Well, one method stumbled right into my lap recently. This is a spam message that I received last week:
"LET'S PARTNER INTO PROSPERITY: Kudos!!! You've got a very good work going here. I've been contracted to develop a website and a phone application that can help people in a particular Country to learn their three different dialects. It's a multimillion $ Project to be funded by the Government. I understand that a lot of scamming bullshit is going on online but you won't need to spend a dime of yours, all we need is the service of a person that has the knowledge required which would be magnanimously remunerated. I don't know much about language software design, if you do or if you know anyone that can partner with me on this please mail me now without any delay: firstname.lastname@example.org Do you have a website? If yes, what's your website? I'm waiting ... Success!!!"

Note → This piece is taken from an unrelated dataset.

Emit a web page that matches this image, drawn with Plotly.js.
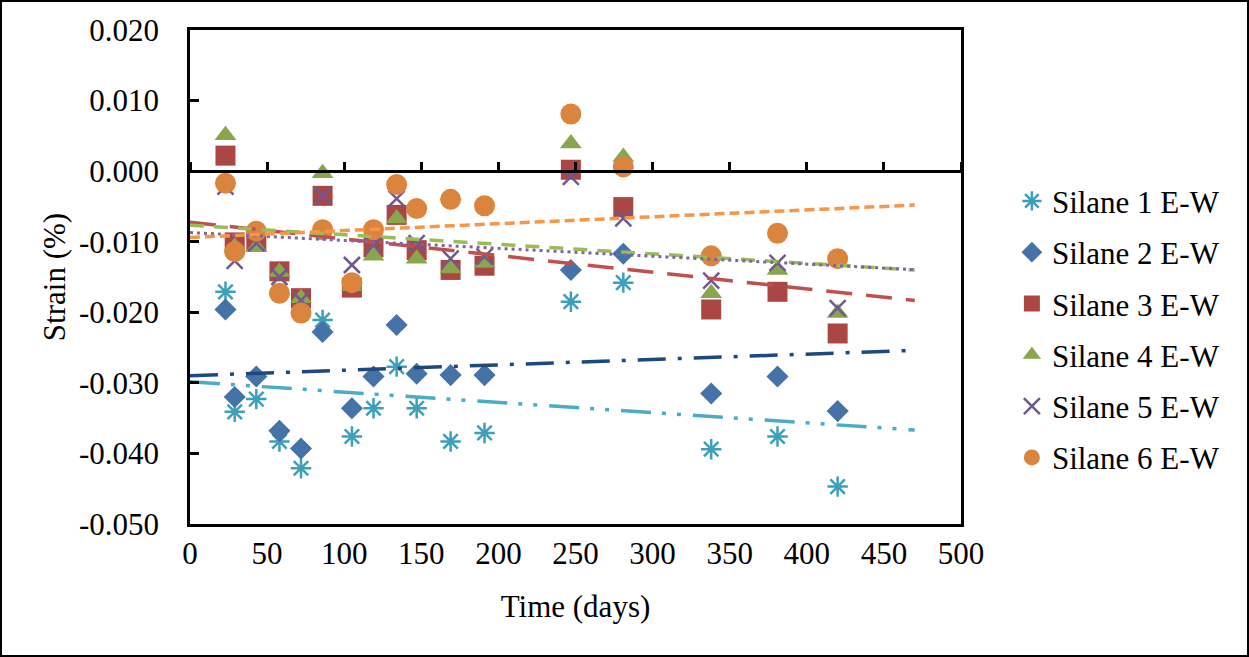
<!DOCTYPE html>
<html>
<head>
<meta charset="utf-8">
<script src="https://cdn.plot.ly/plotly-3.0.1.min.js"></script>
<style>
  body { margin: 0; background: #fff; }
  #chart { width: 1245px; height: 653px; border: 2px solid #000; }
</style>
</head>
<body>
<div id="chart"></div>
<script>
// measurement days
days = [23, 29, 43, 58, 72, 86, 105, 119, 134, 147, 169, 191, 247, 281, 338, 381, 420]

// strain (%) per specimen
silane1 = [-0.0171, -0.0341, -0.0323, -0.0383, -0.0421, -0.0211, -0.0376, -0.0336, -0.0277, -0.0336, -0.0383, -0.0371, -0.0185, -0.0158, -0.0394, -0.0376, -0.0447]
silane2 = [-0.0196, -0.0320, -0.0291, -0.0368, -0.0393, -0.0228, -0.0336, -0.0291, -0.0218, -0.0287, -0.0289, -0.0289, -0.0140, -0.0117, -0.0315, -0.0291, -0.0340]
silane3 = [0.0022, -0.0101, -0.0099, -0.0142, -0.0180, -0.0035, -0.0165, -0.0108, -0.0062, -0.0112, -0.0140, -0.0134, 0.0002, -0.0051, -0.0196, -0.0171, -0.0230]
silane4 = [0.0051, -0.0107, -0.0108, -0.0143, -0.0180, -0.0003, -0.0163, -0.0120, -0.0067, -0.0124, -0.0138, -0.0130, 0.0039, 0.0020, -0.0173, -0.0140, -0.0201]
silane5 = [-0.0022, -0.0127, -0.0102, -0.0150, -0.0183, -0.0035, -0.0133, -0.0105, -0.0039, -0.0102, -0.0124, -0.0121, -0.0008, -0.0067, -0.0155, -0.0130, -0.0194]
silane6 = [-0.0017, -0.0114, -0.0085, -0.0173, -0.0201, -0.0083, -0.0158, -0.0083, -0.0019, -0.0053, -0.0040, -0.0049, 0.0081, 0.0006, -0.0120, -0.0088, -0.0124]

names = ["Silane 1 E-W", "Silane 2 E-W", "Silane 3 E-W", "Silane 4 E-W", "Silane 5 E-W", "Silane 6 E-W"]

// extent of the linear trendlines (days)
trendDays = [0, 470]

yTickVals = [0.02, 0.01, 0, -0.01, -0.02, -0.03, -0.04, -0.05]
yTickText = ["0.020", "0.010", "0.000", "-0.010", "-0.020", "-0.030", "-0.040", "-0.050"]

series = [silane1, silane2, silane3, silane4, silane5, silane6]

markerStyles = [
  { symbol: 'asterisk-open', size: 17, color: '#3d9fb9', line: { color: '#3d9fb9', width: 2.5 } },
  { symbol: 'diamond', size: 17, color: '#4572a7' },
  { symbol: 'square', size: 20, color: '#aa4643' },
  { symbol: 'triangle-up', size: 19, color: '#89a54e' },
  { symbol: 'x-thin-open', size: 16, color: '#71588f', line: { color: '#71588f', width: 2.5 } },
  { symbol: 'circle', size: 21, color: '#db843d' }
]

trendStyles = [
  { color: '#4bacc6', width: 3.5, dash: '30px,11px,4px,11px,4px,12px' },
  { color: '#1f497d', width: 3.5, dash: '28px,12px,4px,12px' },
  { color: '#c0504d', width: 3.5, dash: '26px,14px' },
  { color: '#9bbb59', width: 3.5, dash: '14px,10px' },
  { color: '#8064a2', width: 3, dash: '3px,4px' },
  { color: '#f79646', width: 3.5, dash: '10px,5px' }
]

// least squares line, same as the spreadsheet's linear trendline
linfit = (xs, ys) => {
  let n = xs.length, sx = 0, sy = 0, sxx = 0, sxy = 0
  xs.forEach((x, i) => {
    sx += x; sy += ys[i]; sxx += x * x; sxy += x * ys[i]
  })
  let slope = (n * sxy - sx * sy) / (n * sxx - sx * sx)
  let intercept = (sy - slope * sx) / n
  return { slope: slope, intercept: intercept }
}

let traces = []
series.forEach((ys, i) => {
  traces.push({
    type: 'scatter',
    mode: 'markers',
    name: names[i],
    legendgroup: 'g' + i,
    x: days,
    y: ys,
    marker: markerStyles[i],
    hoverinfo: 'x+y+name'
  })
})

// trendlines drawn over the markers
series.forEach((ys, i) => {
  let fit = linfit(days, ys)
  traces.push({
    type: 'scatter',
    mode: 'lines',
    legendgroup: 'g' + i,
    showlegend: false,
    x: trendDays,
    y: trendDays.map(d => fit.intercept + fit.slope * d),
    line: trendStyles[i],
    hoverinfo: 'skip'
  })
})

// carrier for the axis line drawn at strain = 0
traces.push({
  type: 'scatter',
  mode: 'markers',
  x: [0],
  y: [null],
  xaxis: 'x2',
  yaxis: 'y',
  showlegend: false,
  hoverinfo: 'skip'
})

let font = { family: 'Liberation Serif, Times New Roman, serif', size: 31, color: '#000' }

Plotly.newPlot('chart', traces, {
  width: 1245,
  height: 653,
  margin: { l: 188, r: 286, t: 28, b: 131 },
  paper_bgcolor: '#fff',
  plot_bgcolor: '#fff',
  font: font,
  showlegend: true,
  legend: {
    x: 1.066,
    xanchor: 'left',
    y: 0.708,
    yanchor: 'top',
    traceorder: 'grouped',
    tracegroupgap: 8,
    font: font,
    bgcolor: 'rgba(0,0,0,0)'
  },
  xaxis: {
    range: [0, 500],
    tickvals: [0, 50, 100, 150, 200, 250, 300, 350, 400, 450, 500],
    ticks: '',
    showgrid: false,
    zeroline: false,
    showline: true,
    mirror: true,
    linecolor: '#000',
    linewidth: 2.5,
    ticklabelstandoff: 0,
    tickfont: font,
    title: { text: 'Time (days)', font: font, standoff: 26 },
    automargin: false
  },
  xaxis2: {
    overlaying: 'x',
    anchor: 'free',
    position: 5 / 7,
    side: 'top',
    range: [0, 500],
    tickvals: [0, 50, 100, 150, 200, 250, 300, 350, 400, 450, 500],
    ticks: 'outside',
    ticklen: 8,
    tickwidth: 2.5,
    tickcolor: '#000',
    showticklabels: false,
    showgrid: false,
    zeroline: false,
    showline: true,
    linecolor: '#000',
    linewidth: 2.5
  },
  yaxis: {
    range: [-0.05, 0.02],
    tickvals: yTickVals,
    ticktext: yTickText,
    ticks: 'inside',
    ticklen: 9,
    tickwidth: 2.5,
    tickcolor: '#000',
    showgrid: false,
    zeroline: false,
    showline: true,
    mirror: true,
    linecolor: '#000',
    linewidth: 2.5,
    ticklabelstandoff: 22,
    tickfont: font,
    title: { text: 'Strain (%)', font: font, standoff: 5 },
    automargin: false
  }
}, { displayModeBar: false })
</script>
</body>
</html>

It's got all the elements of a bad partnership: vague intentions, an appeal to the legitimacy of some large organization (the Government!), a nod to skeptics, and call to action. My advice to you: the next time someone proposes a partnership, simply tack "... Success!!!" to what they say to remind yourself that most partnerships are a waste of time. What's scary is that many seemingly legitimate partnership offers are more dangerous than this example because they lure you into wasting time on them. At least in this case I can just click delete and get on with my day.